Een eerlijk zeemansgraf
- Author: J. Slauerhoff
- Language: Dutch
- Genre: Poetry
- Publisher: Nijgh & Van Ditmar
- Publication date: 1936
- Publication place: Netherlands
- Preceded by: Soleares (1933)

= Een eerlijk zeemansgraf =

Volume of poetry by J. Slauerhoff

Een eerlijk zeemansgraf ("An honest seaman's grave") is the last volume of poetry published by Dutch poet J. Slauerhoff before his death.
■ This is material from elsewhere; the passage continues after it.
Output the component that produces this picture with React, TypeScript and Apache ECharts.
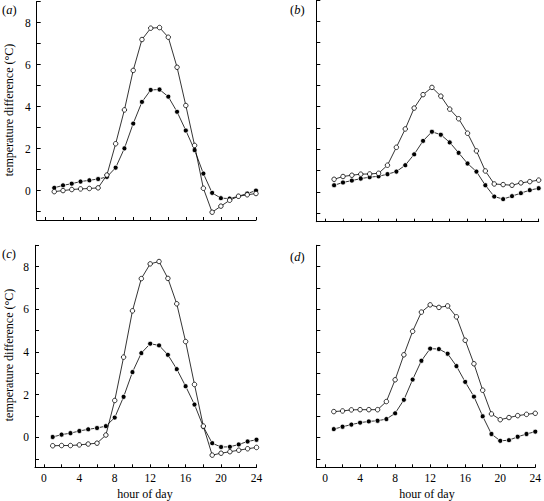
import React, { useEffect, useRef } from "react";
import * as echarts from "echarts";

const hours = [1, 2, 3, 4, 5, 6, 7, 8, 9, 10, 11, 12, 13, 14, 15, 16, 17, 18, 19, 20, 21, 22, 23, 24];

const aOpen = [-0.05, 0.0, 0.05, 0.08, 0.1, 0.13, 0.74, 2.23, 3.84, 5.72, 7.19, 7.73, 7.76, 7.3, 5.87, 4.05, 2.15, 0.11, -1.03, -0.74, -0.46, -0.27, -0.2, -0.14];
const aFilled = [0.13, 0.25, 0.33, 0.43, 0.49, 0.55, 0.65, 1.09, 2.01, 3.19, 4.22, 4.79, 4.81, 4.47, 3.75, 2.86, 1.93, 0.81, -0.11, -0.36, -0.38, -0.27, -0.14, 0.0];

const bOpen = [0.59, 0.72, 0.78, 0.83, 0.84, 0.87, 1.25, 2.09, 2.95, 3.93, 4.56, 4.9, 4.49, 3.88, 3.43, 2.75, 1.92, 0.98, 0.37, 0.34, 0.31, 0.42, 0.48, 0.55];
const bFilled = [0.31, 0.44, 0.53, 0.62, 0.69, 0.73, 0.83, 0.95, 1.25, 1.76, 2.39, 2.82, 2.68, 2.32, 1.83, 1.33, 0.95, 0.31, -0.22, -0.34, -0.2, -0.06, 0.08, 0.17];

const cOpen = [-0.39, -0.38, -0.38, -0.35, -0.31, -0.27, 0.11, 1.73, 3.76, 5.93, 7.44, 8.13, 8.24, 7.45, 6.26, 4.49, 2.48, 0.53, -0.83, -0.74, -0.67, -0.6, -0.53, -0.47];
const cFilled = [0.02, 0.13, 0.2, 0.3, 0.38, 0.44, 0.53, 0.93, 1.9, 3.06, 3.95, 4.39, 4.31, 3.87, 3.2, 2.4, 1.54, 0.5, -0.27, -0.45, -0.44, -0.33, -0.19, -0.11];

const dOpen = [1.21, 1.24, 1.29, 1.3, 1.3, 1.3, 1.68, 2.7, 3.87, 4.97, 5.87, 6.21, 6.09, 6.16, 5.65, 4.55, 3.45, 2.21, 1.1, 0.83, 0.93, 1.02, 1.08, 1.13];
const dFilled = [0.39, 0.5, 0.6, 0.69, 0.75, 0.78, 0.86, 1.13, 1.76, 2.71, 3.59, 4.16, 4.14, 3.92, 3.34, 2.6, 1.91, 0.99, 0.16, -0.16, -0.13, 0.03, 0.16, 0.27];

const xTickValues = [0, 2, 4, 6, 8, 10, 12, 14, 16, 18, 20, 22, 24];
const xLabelValues = [0, 4, 8, 12, 16, 20, 24];
const yTickValues = [-1, 0, 1, 2, 3, 4, 5, 6, 7, 8, 9];
const yLabelValues = [0, 2, 4, 6, 8];

const panelLabels = ["a", "b", "c", "d"];
const yAxisTitle = "temperature difference (°C)";
const xAxisTitle = "hour of day";

const FONT = '"Liberation Serif", "Times New Roman", serif';

export default function App() {
  const ref = useRef<HTMLDivElement>(null);
  useEffect(() => {
    if (!ref.current) return;
    const chart = echarts.init(ref.current, undefined, { renderer: "svg" });

    const grids = [
      { left: 36.7, top: 1.5, width: 219.3, height: 218.5 },
      { left: 316.3, top: 0, width: 222.4, height: 221.7 },
      { left: 35, top: 245.3, width: 221.5, height: 222 },
      { left: 316.3, top: 245.3, width: 221.4, height: 222 },
    ];
    const panelData = [
      [aOpen, aFilled],
      [bOpen, bFilled],
      [cOpen, cFilled],
      [dOpen, dFilled],
    ];

    const xAxes = grids.map((_, i) => ({
      type: "value",
      gridIndex: i,
      min: -1,
      max: 24,
      axisLine: { onZero: false, lineStyle: { color: "#000", width: 1 } },
      axisTick: { inside: true, length: 3, customValues: xTickValues, lineStyle: { color: "#000" } },
      axisLabel: {
        show: i >= 2,
        customValues: xLabelValues,
        color: "#000",
        fontFamily: FONT,
        fontSize: 11.5,
        margin: 5,
      },
      splitLine: { show: false },
    }));

    const yAxes = grids.map((_, i) => ({
      type: "value",
      gridIndex: i,
      min: -1.4,
      max: 9,
      axisLine: { onZero: false, lineStyle: { color: "#000", width: 1 } },
      axisTick: { inside: true, length: 4, customValues: yTickValues, lineStyle: { color: "#000" } },
      axisLabel: {
        show: i % 2 === 0,
        customValues: yLabelValues,
        color: "#000",
        fontFamily: FONT,
        fontSize: 11.5,
        margin: 6,
      },
      splitLine: { show: false },
    }));

    const series: any[] = [];
    panelData.forEach((pair, i) => {
      series.push({
        type: "line",
        xAxisIndex: i,
        yAxisIndex: i,
        data: hours.map((h, k) => [h, pair[1][k]]),
        symbol: "circle",
        symbolSize: 5,
        lineStyle: { color: "#000", width: 0.8 },
        itemStyle: { color: "#000", borderColor: "#fff", borderWidth: 0.8 },
        z: 2,
      });
      series.push({
        type: "line",
        xAxisIndex: i,
        yAxisIndex: i,
        data: hours.map((h, k) => [h, pair[0][k]]),
        symbol: "circle",
        symbolSize: 4.5,
        lineStyle: { color: "#000", width: 0.8 },
        itemStyle: { color: "#fff", borderColor: "#000", borderWidth: 0.8 },
        z: 3,
      });
    });

    const labelPos = [
      [2, 3],
      [290, 3],
      [2, 247],
      [290, 250],
    ];

    const graphic: any[] = panelLabels.map((l, i) => ({
      type: "text",
      x: labelPos[i][0],
      y: labelPos[i][1],
      style: {
        text: `{p|(}{i|${l}}{p|)}`,
        rich: {
          p: { fontFamily: FONT, fontSize: 12.5, fill: "#000" },
          i: { fontFamily: FONT, fontSize: 12.5, fontStyle: "italic", fill: "#000" },
        },
      },
    }));
    graphic.push(
      {
        type: "text",
        x: 9,
        y: 110,
        rotation: Math.PI / 2,
        style: { text: yAxisTitle, fontFamily: FONT, fontSize: 12, fill: "#000", align: "center", verticalAlign: "middle" },
      },
      {
        type: "text",
        x: 9,
        y: 355,
        rotation: Math.PI / 2,
        style: { text: yAxisTitle, fontFamily: FONT, fontSize: 12, fill: "#000", align: "center", verticalAlign: "middle" },
      },
      {
        type: "text",
        x: 145,
        y: 494,
        style: { text: xAxisTitle, fontFamily: FONT, fontSize: 12, fill: "#000", align: "center", verticalAlign: "middle" },
      },
      {
        type: "text",
        x: 427,
        y: 494,
        style: { text: xAxisTitle, fontFamily: FONT, fontSize: 12, fill: "#000", align: "center", verticalAlign: "middle" },
      }
    );

    chart.setOption({
      animation: false,
      backgroundColor: "#fff",
      grid: grids,
      xAxis: xAxes,
      yAxis: yAxes,
      series,
      graphic,
    });
    return () => chart.dispose();
  }, []);
  return <div ref={ref} style={{ position: "fixed", left: 0, top: 0, width: 544, height: 501 }} />;
}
==Background and content==
Slauerhoff's health had always been frail, and in October 1935 he was sick again, with malaria He was taken off his ship and brought to a hospital in Genoa. He spent time rehabilitating in Merano, Annecy, and Lausanne and by February 1936 fell ill again. He returned to the Netherlands, tenaciously hanging on to life in a nursing home in Hilversum but too weak to travel to a spa. He worked on Een eerlijk zeemansgraf in Hilversum, and wrote a note to fellow poet P. C. Boutens saying the volume's title was ominous. The collection indeed contains a poem called "Uitvaart" ("Funeral"), whose first draft he jotted down in his journal 12 years before, when he fell ill on his first sea journey.

==Publishing history==
The collection was published (by Nijgh & Van Ditmar, Rotterdam) as Slauerhoff was in the nursing home in Hilversum, where he would die of malaria and tuberculosis on 5 October 1936. The book was reprinted in 1937 and 1954 (edited by Kees Lekkerkerker), and then again in 1985 for Nijgh & Van Ditmar's edition of Slauerhoff's poetry in individual volumes.

==Critical responses==
Critic Kees Fens, in 1996, remembered that Een eerlijk zeemansgraf was, for him, the most engrossing of Slauerhoff's poems in part because it sketched a sailor's life so well. Fens loved the exotic names, and remarked that for Slauerhoff every port was his homeport as long as it wasn't a Dutch port.